Can you make your circuits avoiding all negative feedback?

As power transistors are quite nonlinear and variable devices, distortion and other
problems can't be avoided in such design. However, I don't see any particular technical reason to avoid feedback, especially in current-drive.

In conventional voltage amplifiers, giving up negative feedback usually increases the output impedance of the amplifier remarkably. There is every reason to believe that it is expressly this increase in impedance and the consequent decrease in the EMF-derived interference currents that is behind the apparent sonic advantages in such an approach rather than the absence of the feedback in itself.


How can the speaker fundamental resonance be damped under current-drive?

The sonic superiority of current-drive shows up mostly in the middle and treble regions. Instead, at bass frequencies, where damping issues only have significance, the driving mode is not as important as elsewhere. Therefore, despite applying current-drive for the most part of the spectrum, we still have quite free hands to use various means of damping, also electrical, to treat the fundamental resonance region.

By and large, there is much misinformation in what is commonly conceived of speaker damping and the EMFs. Notably, the significance of electrical damping and so-called damping factor has been greatly overstated in the audio community and by the marketing departments. In the book, the subject is discussed and the myths exposed from an engineering standpoint, with appropriate equivalent circuits, underlying equations, magnitude/phase diagrams and real-world examples clearly presented; as opposed to the merely verbal, vague energy flow jargon and even wishful thinking commonly encountered considering these issues.

It is important to understand that damping and the Q value of the driver-enclosure combination have effect only near the resonant frequency. Instead, at all other frequencies, from about 200 Hz up for woofers, any driver damping doesn't have any effect at all. This can also be demonstrated by basic modelling with typical driver parameters.

The motional EMF of the driver can actually be called a back-EMF only in the resonance region, where this EMF voltage acts about in phase with the applied signal and therefore reduces the flow of current on voltage drive, thus effecting the damping. Instead, when frequency rises from the resonance region, the EMF voltage soon turns perpendicular to the resistive voltage and current and at the same time decreases in magnitude, going below the resistive component typically at some 150 Hz or so.

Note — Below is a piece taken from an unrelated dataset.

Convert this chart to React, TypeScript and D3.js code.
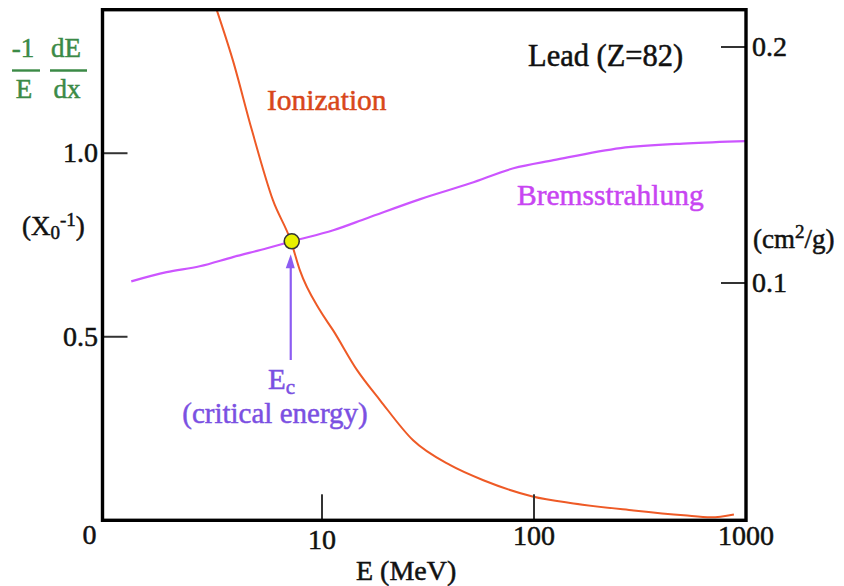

Thus, in the whole mid-frequency region, the motional EMF no more damps or controls anything but acts merely as an uncontrolled interference source between driver voltage and current, doing nothing useful.

Electrical damping can in every aspect be substituted by mechanical damping with the same end result. What electrical damping exactly does is to exert to the moving system a mechanical counter-force that is at every moment directly proportional to the instantaneous velocity of the voice coil according to the equation F = (Bl)2v/R (= constant *v), where v is the velocity and R the voice coil resistance (plus other possible series resistances). There are no other effects produced by electrical damping than this velocity-proportional counter-force and the consequent reduction in the total Q. Just the same kind of force is introduced also by mechanical resistance that can be determined by driver materials and structure and adjusted also by cabinet stuffing. Here, the force is simply F = bv, where b is the total mechanical resistance affecting the moving system.

Thus, there is nothing indispensable in electrical damping; and in principle, there cannot be any difference in the driver's resonance behavior, neither in frequency nor in time domains, whether the damping be accomplished by a low-impedance amplifier or mechanically.

On pure current-drive, the effective Q value is determined solely by the mechanical Q of the system. As all available speaker drivers are designed to work exclusively on voltage drive, their Qm values are usually too high for current-operation as such. However, it would surely not take long to develop self-damping drivers if only some effort were put to it. Even now, there are rubbers that yield free-air Qm values of around 1.5; and according to my tests with cotton cloth enclosure stuffing, the final value can yet be considerably lowered from this.

Often it is not even necessary to reach to the 0.7 since with a slightly higher value, the mild boost that develops in the 100 Hz region can be used for benefit to compensate some part of the baffle step.

The damping can also be effected by active equalization with the same end result, and the book introduces several novel circuit ideas for this.


How much benefit can be had from using current-drive on headphones?

In electrodynamic headphones, the achieved benefits of current drive are ususally very minor compared with the improvement in loudspeaker operation. This is mainly because in the impedance of headphone transducers the relative proportion of the DC resistance is generally much higher than in speaker drivers, so the interfering current components produced by the electromotive forces are left rather small even on voltage drive.

A greater problem is generally constituted by the unevenness of frequency reproduction and its dependence on the ear canal shape. As with loudspeakers, the frequency response of headphones also exhibits certain changes when moving to current-drive. These changes may, depending on the case, result also in undesirable impressions.